For more than a year now tax practitioners and industry insiders have been waiting for the IRS to clamp down on a compensation strategy common in the private equity arena known as a “management fee waiver.” Generally speaking, a management fee waiver is where the investment manager will waive its right to receive all or a portion of its management fee in exchange for a priority profits interest (in addition to its normal carry, if any). The IRS has stated on numerous occasions that it felt the practice was, at times, being abused and guidance was being developed. On July 22, 2015, the IRS and Treasury released proposed regulations under Section 707 of the Internal Revenue Code that are intended to provide guidance on when a compensation arrangement between a partnership and a partner will be treated as a disguised payment for services to a partner not acting in a partner capacity. The proposal is not limited to private equity but would reach any partnership arrangement including hedge fund and real estate funds. As a general matter, the proposed regulations do not target standard incentive allocations or carried interest provisions common to asset management funds. Rather, the proposal is aimed squarely at management fee waivers.

Treatment as a disguised payment for services would cause the payment to be treated as compensation for all purposes of the Code which would have the effect of subjecting the partner to tax at ordinary income rates, potentially subject such payments to compliance with the deferred compensation regimes of Sections 409A and 457A of the Code, and cause such payments to be subject to the applicable capitalization and deduction rules. This differs greatly from the treatment accorded to a “profits interest” which typically permits tax deferral and conversion from ordinary income to long-term capital gains in many instances.

The proposed regulations take a facts and circumstances approach to determining which fee waivers should be recharacterized as disguised compensation. The most important factor is “significant entrepreneurial risk.” That is, the waiver will not be respected as a partnership allocation unless the service provider partner bears real risk that the partnership will have income to satisfy the related allocation to the partner. Several facts the IRS will take into account in determining if significant entrepreneurial risk exists include, (i) the existence and scope of a “clawback” provision; (ii) whether or not the service provider (or related party) can control the timing of asset dispositions of the fund; (iii) how profits are determined for purposes of the partnership allocations and distributions to the service provider (e.g., on a gross or net basis); and (iv) the timing of the waiver, whether the waiver is legally binding and whether the partnership and its partners are notified of the waiver in a timely manner.

Additionally, the preamble to the proposed regulations make clear that the IRS believes that Revenue Procedure 93-27 (the legal authority for the tax-free transfer of a profits interest in a partnership), was never applicable to the fact pattern where a service provider partnership (e.g., management company) waives management fees in exchange for a related partnership (e.g., general partner) receiving a priority partnership allocation. Thus, for New York City based funds that are routinely formed with a separate GP and management company, the management fee waiver in exchange for the GP receiving an additional allocation will not be respected. In fact, the IRS my challenge past waivers of this sort. Funds of this variety should amend their documents immediately to come within compliance.

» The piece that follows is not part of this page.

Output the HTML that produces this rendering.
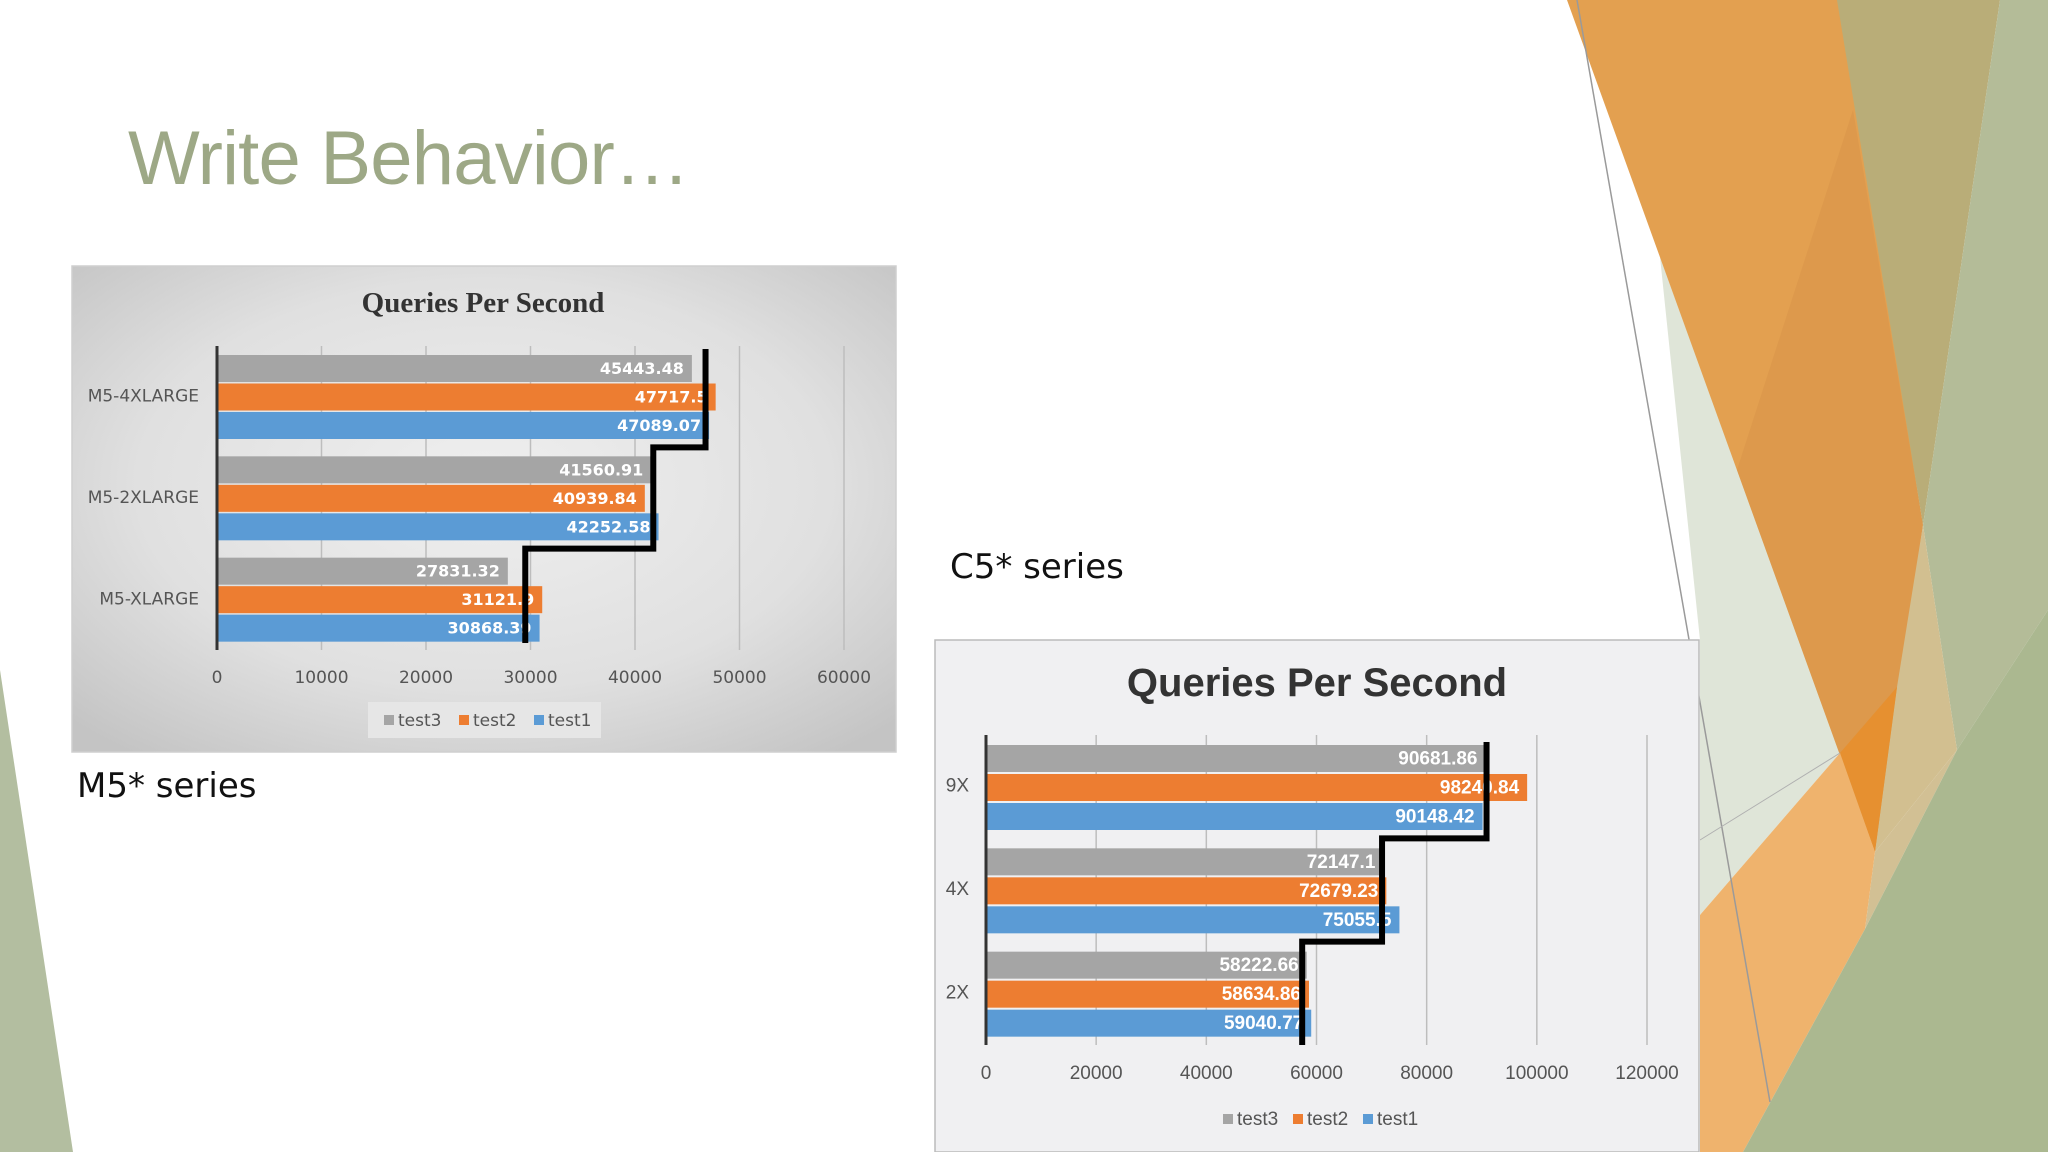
<!DOCTYPE html>
<html><head><meta charset="utf-8"><style>
html,body{margin:0;padding:0;background:#fff;}
svg{display:block;}
</style></head><body>
<svg id="slide" width="2048" height="1152" viewBox="0 0 2048 1152" xmlns="http://www.w3.org/2000/svg">
<defs>
<radialGradient id="g1bg" cx="50%" cy="45%" r="70%">
<stop offset="0" stop-color="#efefef"/><stop offset="0.6" stop-color="#e0e0e0"/><stop offset="1" stop-color="#c4c4c4"/>
</radialGradient>
</defs>
<g>
<polygon points="0,670 73,1152 0,1152" fill="#b3bea0"/>
<polygon points="1660,257 1840,753 1700,915 1700,640" fill="#dfe5d8"/>
<polygon points="1567,0 1840,0 1923,525 1875,852" fill="#e3a050"/>
<polygon points="1853,110 1923,525 1875,852 1737,470" fill="#d9954a" opacity="0.6"/>
<polygon points="1837,0 2000,0 1923,525" fill="#b9ad78"/>
<polygon points="2000,0 2048,0 2048,610 1957,750 1923,525" fill="#b4bc98"/>
<polygon points="1923,525 1957,750 1875,852 1897,687" fill="#d2bf90"/>
<polygon points="1875,852 1957,750 1865,929" fill="#d2c094"/>
<polygon points="1840,753 1897,687 1875,852" fill="#e69030"/>
<polygon points="1700,915 1840,753 1875,852 1865,929 1743,1152 1700,1152" fill="#efb36d"/>
<polygon points="2048,610 2048,1152 1743,1152 1865,929 1957,750" fill="#abb890"/>
<line x1="1577" y1="0" x2="1770" y2="1102" stroke="#9a9a9a" stroke-width="1.5"/>
<line x1="1700" y1="840" x2="1840" y2="753" stroke="#b0b0b0" stroke-width="1"/>
</g>
<text x="128" y="184" font-family="Liberation Sans, sans-serif" font-size="76" fill="#9da886" textLength="562">Write Behavior…</text>
<text x="950" y="578" font-family="DejaVu Sans, sans-serif" font-size="34" fill="#111">C5* series</text>
<text x="77" y="797" font-family="DejaVu Sans, sans-serif" font-size="34" fill="#111">M5* series</text>
<g id="chart1"></g>
<g id="chart2"></g>
</svg>
<script>
// M5 chart data
const m5Categories = ["M5-4XLARGE", "M5-2XLARGE", "M5-XLARGE"];
const m5Test3 = [45443.48, 41560.91, 27831.32];
const m5Test2 = [47717.5, 40939.84, 31121.9];
const m5Test1 = [47089.07, 42252.58, 30868.39];
const m5Step = [46750, 41750, 29500];
const m5Ticks = [0, 10000, 20000, 30000, 40000, 50000, 60000];
const m5Labels3 = ["45443.48", "41560.91", "27831.32"];
const m5Labels2 = ["47717.5", "40939.84", "31121.9"];
const m5Labels1 = ["47089.07", "42252.58", "30868.39"];
// C5 chart data
const c5Categories = ["9X", "4X", "2X"];
const c5Test3 = [90681.86, 72147.1, 58222.66];
const c5Test2 = [98240.84, 72679.23, 58634.86];
const c5Test1 = [90148.42, 75055.5, 59040.77];
const c5Step = [90870, 71900, 57400];
const c5Ticks = [0, 20000, 40000, 60000, 80000, 100000, 120000];
const c5Labels3 = ["90681.86", "72147.1", "58222.66"];
const c5Labels2 = ["98240.84", "72679.23", "58634.86"];
const c5Labels1 = ["90148.42", "75055.5", "59040.77"];

const NS = "http://www.w3.org/2000/svg";
function mk(parent, tag, attrs, text) {
  const e = document.createElementNS(NS, tag);
  for (const k in attrs) e.setAttribute(k, attrs[k]);
  if (text !== undefined) e.textContent = text;
  parent.appendChild(e);
  return e;
}

function drawChart(g, cfg) {
  const bg = mk(g, "rect", {x: cfg.box[0], y: cfg.box[1], width: cfg.box[2], height: cfg.box[3], fill: cfg.bg, stroke: cfg.border, "stroke-width": 1.5});
  
  
  const t = mk(g, "text", {x: cfg.titleX, y: cfg.titleY, "text-anchor": "middle", "font-family": cfg.titleFont, "font-weight": "bold", "font-size": cfg.titleSize, fill: "#333"}, "Queries Per Second");
  
  
  const maxV = cfg.ticks[cfg.ticks.length - 1];
  const xs = v => cfg.x0 + (v / maxV) * (cfg.x1 - cfg.x0);
  const band = (cfg.bottom - cfg.top) / cfg.cats.length;
  cfg.ticks.forEach((tv, i) => {
    if (i > 0) {
      const gl = mk(g, "line", {x1: xs(tv), x2: xs(tv), y1: cfg.top, y2: cfg.bottom, stroke: "#bdbdbd", "stroke-width": 1.5});
      
      
    }
    const tl = mk(g, "text", {x: xs(tv), y: cfg.tickY, "text-anchor": "middle", "font-family": cfg.axisFont, "font-size": cfg.tickSize, fill: "#555"}, String(tv));
    
    
  });
  const series = [
    {vals: cfg.s3, labels: cfg.l3, color: "#a5a5a5"},
    {vals: cfg.s2, labels: cfg.l2, color: "#ed7d31"},
    {vals: cfg.s1, labels: cfg.l1, color: "#5b9bd5"}
  ];
  cfg.cats.forEach((c, ci) => {
    const gy = cfg.top + ci * band;
    const cl = mk(g, "text", {x: cfg.catX, y: gy + band / 2 - cfg.catShift, "text-anchor": "end", "font-family": cfg.axisFont, "font-size": cfg.catSize, fill: "#555", "dominant-baseline": "middle"}, c);
    
    
    series.forEach((s, si) => {
      const y = gy + cfg.pad + si * cfg.step;
      const b = mk(g, "rect", {x: cfg.x0, y: y, width: xs(s.vals[ci]) - cfg.x0, height: cfg.barH, fill: s.color});
      
      
      const bl = mk(g, "text", {x: xs(s.vals[ci]) - 8, y: y + cfg.barH / 2 + 1, "text-anchor": "end", "dominant-baseline": "middle", "font-family": cfg.labelFont, "font-weight": "bold", "font-size": cfg.labelSize, fill: "#fff"}, s.labels[ci]);
      
      
    });
  });
  const ax = mk(g, "line", {x1: cfg.x0, x2: cfg.x0, y1: cfg.top, y2: cfg.bottom, stroke: "#333", "stroke-width": 3});
  
  
  let d = "";
  cfg.stepV.forEach((v, i) => {
    const x = xs(v);
    const yA = i === 0 ? cfg.stepTop : cfg.top + i * band;
    const yB = i === cfg.stepV.length - 1 ? cfg.stepBottom : cfg.top + (i + 1) * band;
    d += (i === 0 ? "M" : "L") + x + "," + yA + " L" + x + "," + yB + " ";
  });
  const sl = mk(g, "path", {d: d, fill: "none", stroke: "#000", "stroke-width": 6});
  
  
  if (cfg.legendBox) {
    const lb = mk(g, "rect", {x: cfg.legendBox[0], y: cfg.legendBox[1], width: cfg.legendBox[2], height: cfg.legendBox[3], fill: "#e6e6e6"});
    
    
  }
  const names = ["test3", "test2", "test1"];
  names.forEach((n, i) => {
    const lx = cfg.legendX + i * cfg.legendStep;
    const sw = mk(g, "rect", {x: lx, y: cfg.legendY - 11, width: 10, height: 10, fill: series[i].color});
    
    
    const lt = mk(g, "text", {x: lx + 14, y: cfg.legendY, "font-family": cfg.axisFont, "font-size": cfg.tickSize, fill: "#555"}, n);
    
    
  });
}

drawChart(document.getElementById("chart1"), {
  box: [72, 266, 824, 486], bg: "url(#g1bg)", border: "#cfcfcf",
  titleX: 483, titleY: 312, titleFont: "Liberation Serif, serif", titleSize: 29,
  axisFont: "DejaVu Sans, sans-serif", labelFont: "DejaVu Sans, sans-serif",
  tickSize: 17, catSize: 17, labelSize: 16, catShift: 0,
  x0: 217, x1: 844, top: 346, bottom: 650,
  cats: m5Categories, s3: m5Test3, s2: m5Test2, s1: m5Test1,
  l3: m5Labels3, l2: m5Labels2, l1: m5Labels1, ticks: m5Ticks,
  pad: 9, step: 28.5, barH: 27, catX: 199, tickY: 683,
  stepV: m5Step, stepTop: 349, stepBottom: 643,
  legendBox: [368, 702, 233, 36], legendX: 384, legendY: 726, legendStep: 75
});
drawChart(document.getElementById("chart2"), {
  box: [935, 640, 764, 512], bg: "#f0f0f2", border: "#bbbbbb",
  titleX: 1317, titleY: 696, titleFont: "Liberation Sans Narrow, Liberation Sans, sans-serif", titleSize: 40,
  axisFont: "Liberation Sans Narrow, Liberation Sans, sans-serif", labelFont: "Liberation Sans Narrow, Liberation Sans, sans-serif",
  tickSize: 19, catSize: 19, labelSize: 19, catShift: 0,
  x0: 986, x1: 1647, top: 735, bottom: 1045,
  cats: c5Categories, s3: c5Test3, s2: c5Test2, s1: c5Test1,
  l3: c5Labels3, l2: c5Labels2, l1: c5Labels1, ticks: c5Ticks,
  pad: 10, step: 29, barH: 27, catX: 969, tickY: 1079,
  stepV: c5Step, stepTop: 742, stepBottom: 1045,
  legendBox: null, legendX: 1223, legendY: 1125, legendStep: 70
});
</script>
</body></html>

In addition, the proposed regulations modify an example in existing Treasury Regulations related to guaranteed payments that many taxpayers have relied on in order to attain favorable character benefits. The modification recharacterizes a portion of an allocation to a partner as a guaranteed payment in circumstances where a partner is allocated a percentage of partnership profits subject to a guaranteed floor, regardless of whether such allocation actually exceeds the floor in a given period.